Pero ahora, mediados del 2020, volvemos otra vez al mismo guion que –aparte de las armas de las FAN, las guerrillas colombianas y los rusos– ha mantenido en el poder al chavismo: convocar a elecciones espurias, a través de un CNE no electo por los canales constitucionales; luego de una intervención judicial de los partidos políticos; con casi setecientos presos políticos; una parte importante de la dirigencia democrática  en el exilio; sin llamados a la observación internacional y, como guinda; con el gobierno modificando el patrón electoral y los sistemas de representación establecidos en la Ley.

Y otra vez, como el guion es el mismo, vuelve la misma ingenuidad, o los mismos arreglos tras bastidores –ya no sabemos qué pensar–, a darle oxígeno a un cadáver insepulto que, sin embargo, respira ayudado.

Es lo que me gusta llamar el CEM, el Club  de los Electores Muertos, un grupo de venezolanos, algunos de buena fe, otros asalariados; unos ansiosos de cambio, otros de poder; que no son capaces de entender el sentido profundo de aquella conseja popular que afirma que una mujer no puede estar “medio embarazada” por las mismas razones que no puede haber elecciones “medio democráticas”, ni se puede jugar al póker con un contrincante que tiene las cartas marcadas, a ver “si se le medio gana”.

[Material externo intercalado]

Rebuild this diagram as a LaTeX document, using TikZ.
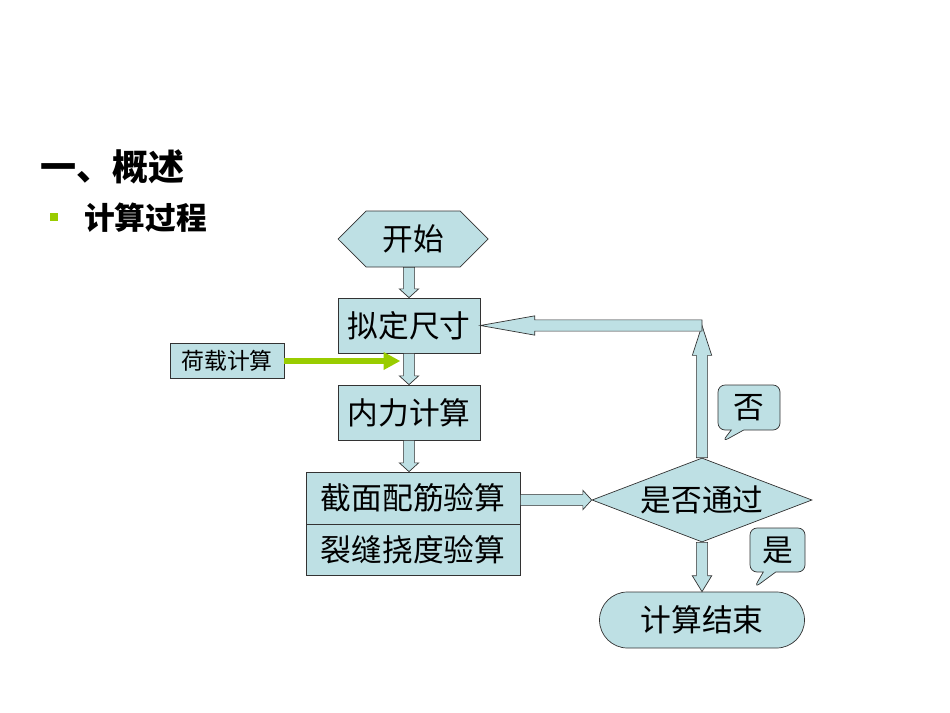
\documentclass[tikz,border=0pt]{standalone}
\usepackage{fontspec}
\setmainfont{Noto Sans CJK SC}
\usetikzlibrary{shapes.geometric, shapes.misc, shapes.symbols, shapes.callouts, calc, arrows.meta}

\definecolor{tuerkis}{RGB}{190,224,228}
\definecolor{gruen}{RGB}{153,204,0}
\newcommand{\pxu}{0.02cm}
% Blockpfeil von #1 nach #2, Spitzenlaenge #3
\newcommand{\blockpfeil}[3]{%
  \coordinate (bp-h) at ($(#2)!#3!(#1)$);
  \draw[blockpfeil] ($(#1)!3.2pt!90:(#2)$) -- ($(bp-h)!3.2pt!90:(#2)$) -- ($(bp-h)!5.5pt!90:(#2)$) -- (#2)
    -- ($(bp-h)!5.5pt!-90:(#2)$) -- ($(bp-h)!3.2pt!-90:(#2)$) -- ($(#1)!3.2pt!-90:(#2)$) -- cycle;}

\begin{document}
\begin{tikzpicture}[x=\pxu, y=-\pxu,
  kasten/.style={draw=black!80, fill=tuerkis, inner sep=0pt, font=\fontsize{17.5pt}{20pt}\selectfont},
  blockpfeil/.style={draw=black!80, fill=tuerkis, line join=miter},
  sprech/.style={kasten, rectangle callout, rounded corners=4pt}]
\useasboundingbox (0,0) rectangle (950,713);

% Ueberschrift
\node[anchor=west, font=\fontsize{20.5pt}{24pt}\selectfont\bfseries] (titel) at (34,167) {一、概述};
\node[fill=gruen, minimum size=8*\pxu, inner sep=0pt] (punkt) at (53.5,216.5) {};
\node[anchor=west, font=\fontsize{17.5pt}{20pt}\selectfont\bfseries] (unter) at (78,218) {计算过程};

% Kaesten
\node[kasten, signal, signal to=west and east, minimum width=150*\pxu, minimum height=56*\pxu] (start) at (413,239) {开始};
\node[kasten, minimum width=142*\pxu, minimum height=55*\pxu] (mass) at (409,325.5) {拟定尺寸};
\node[kasten, minimum width=114*\pxu, minimum height=35*\pxu, font=\fontsize{13pt}{15pt}\selectfont] (last) at (227,361) {荷载计算};
\node[kasten, minimum width=142*\pxu, minimum height=55*\pxu] (kraft) at (409,412.5) {内力计算};
\node[kasten, minimum width=214*\pxu, minimum height=52*\pxu] (bemessung) at (413,498) {截面配筋验算};
\node[kasten, minimum width=214*\pxu, minimum height=51*\pxu] (riss) at (413,549.5) {裂缝挠度验算};
\node[kasten, diamond, aspect=2.6, minimum width=220*\pxu, minimum height=84*\pxu] (frage) at (702,500) {是否通过};
\node[kasten, rounded rectangle, minimum width=205*\pxu, minimum height=56*\pxu] (ende) at (702,620) {计算结束};

% Sprechblasen
\node[sprech, callout absolute pointer={(722,442)}, minimum width=62*\pxu, minimum height=45*\pxu] (nein) at (749,407.5) {否};
\node[sprech, callout absolute pointer={(754,588)}, minimum width=55*\pxu, minimum height=44*\pxu] (ja) at (777.5,550) {是};

% Pfeile
\coordinate (k1) at (start.south -| mass.north);
\blockpfeil{k1}{mass.north}{5pt}
\blockpfeil{mass.south}{kraft.north}{5pt}
\coordinate (k2) at (kraft.south |- bemessung.north);
\blockpfeil{kraft.south}{k2}{5pt}
\coordinate (k3) at (bemessung.east |- frage.west);
\blockpfeil{k3}{frage.west}{5pt}
\coordinate (ecke) at (frage.north |- mass.east);
\blockpfeil{frage.north}{ecke}{17pt}
\blockpfeil{ecke}{mass.east}{31pt}
\blockpfeil{frage.south}{ende.north}{9pt}

% Lastpfeil
\coordinate (ziel) at ($(last.east)+(116,0)$);
\draw[gruen, line width=3.2pt, -{Triangle[length=9.5pt, width=9.5pt]}] (last.east) -- (ziel);
\end{tikzpicture}
\end{document}
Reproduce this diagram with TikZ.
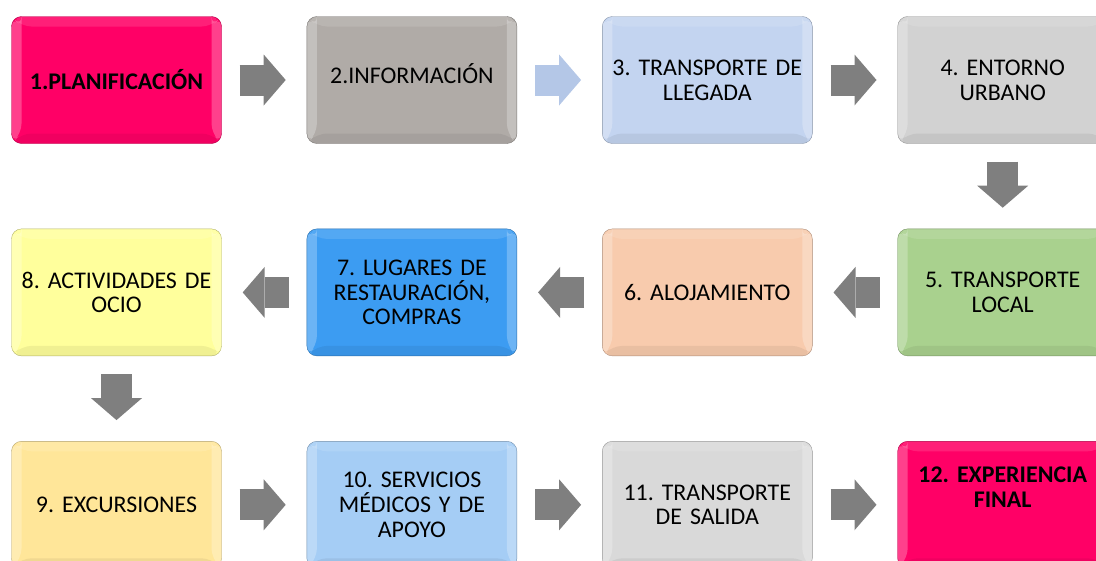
\documentclass[tikz,border=0pt]{standalone}
\usepackage{fontspec}
\setmainfont{Carlito}
\usetikzlibrary{positioning}
\usetikzlibrary{arrows.meta}
\usetikzlibrary{calc}

\definecolor{fucsia}{HTML}{FF0066}
\definecolor{piedra}{HTML}{B0ABA7}
\definecolor{celeste}{HTML}{C3D4F0}
\definecolor{perla}{HTML}{D2D2D2}
\definecolor{verde}{HTML}{A9D18E}
\definecolor{melocoton}{HTML}{F8CBAD}
\definecolor{azul}{HTML}{3C9CF2}
\definecolor{amarillo}{HTML}{FFFF9C}
\definecolor{oro}{HTML}{FFE699}
\definecolor{cielo}{HTML}{A5CDF5}
\definecolor{plata}{HTML}{D9D9D9}
\definecolor{flecha}{HTML}{7F7F7F}
\definecolor{flechaazul}{HTML}{B4C7E7}

\begin{document}
\begin{tikzpicture}[node distance=85bp,
                    main node/.style={rectangle,rounded corners=10bp,minimum width=210bp,minimum height=127bp,
                      text width=200bp,inner sep=0pt,align=center,font=\fontsize{24}{25}\selectfont\frenchspacing,
                      draw=#1!70!black,fill=#1,
                      path picture={
                        \fill[white,opacity=.25] (path picture bounding box.south west) -- ++(10bp,10bp) |- ($(path picture bounding box.north west)+(10bp,-10bp)$) -- (path picture bounding box.north west) -- cycle;
                        \fill[white,opacity=.25] (path picture bounding box.south east) -- ++(-10bp,10bp) |- ($(path picture bounding box.north east)+(-10bp,-10bp)$) -- (path picture bounding box.north east) -- cycle;
                        \fill[white,opacity=.12] (path picture bounding box.north west) -- ++(10bp,-10bp) -- ($(path picture bounding box.north east)+(-10bp,-10bp)$) -- (path picture bounding box.north east) -- cycle;
                        \fill[black,opacity=.06] (path picture bounding box.south west) -- ++(10bp,10bp) -- ($(path picture bounding box.south east)+(-10bp,10bp)$) -- (path picture bounding box.south east) -- cycle;
                      }},
                    flow/.style={line width=31bp,draw=#1,-{Triangle[length=22bp,width=51bp,line width=0pt]},
                      shorten <=18bp,shorten >=21bp}]

  \useasboundingbox (0,0) rectangle (1096bp,-561bp);

  \node[main node=fucsia] (1) at (116.5bp,-80bp) {\textbf{1.PLANIFICACIÓN}};
  \node[main node=piedra] (2) [right=of 1] {2.INFORMACIÓN\\[-11bp]\mbox{}};
  \node[main node=celeste] (3) [right=of 2] {3. TRANSPORTE DE\\LLEGADA};
  \node[main node=perla] (4) [right=of 3] {4. ENTORNO\\URBANO};
  \node[main node=verde] (5) [below=of 4] {5. TRANSPORTE\\LOCAL};
  \node[main node=melocoton] (6) [left=of 5] {6. ALOJAMIENTO};
  \node[main node=azul] (7) [left=of 6] {7. LUGARES DE\\RESTAURACIÓN,\\COMPRAS};
  \node[main node=amarillo] (8) [left=of 7] {8. ACTIVIDADES DE\\OCIO};
  \node[main node=oro] (9) [below=of 8] {9. EXCURSIONES};
  \node[main node=cielo] (10) [right=of 9] {10. SERVICIOS\\MÉDICOS Y DE\\APOYO};
  \node[main node=plata] (11) [right=of 10] {11. TRANSPORTE\\DE SALIDA};
  \node[main node=fucsia] (12) [right=of 11] {\textbf{12. EXPERIENCIA}\\\textbf{FINAL}\\[10bp]\mbox{}};

  \draw[flow=flecha] (1) -- (2);
  \draw[flow=flechaazul] (2) -- (3);
  \draw[flow=flecha] (3) -- (4);
  \draw[flow=flecha] (4) -- (5);
  \draw[flow=flecha] (5) -- (6);
  \draw[flow=flecha] (6) -- (7);
  \draw[flow=flecha] (7) -- (8);
  \draw[flow=flecha] (8) -- (9);
  \draw[flow=flecha] (9) -- (10);
  \draw[flow=flecha] (10) -- (11);
  \draw[flow=flecha] (11) -- (12);

\end{tikzpicture}
\end{document}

No hablo de aquel al que un vivo resucita usando su cédula para votar en su nombre. No. Para mí un “elector muerto” es el que sabe de antemano que su voto no cambia nada y, sin embargo, se empeña en ejercerlo. El  Club de los Electores Muertos ataca de nuevo, ya aparecerá, el 6 de diciembre por la noche,  el gerente de turno anunciando un nuevo fraude del CNE de Maduro.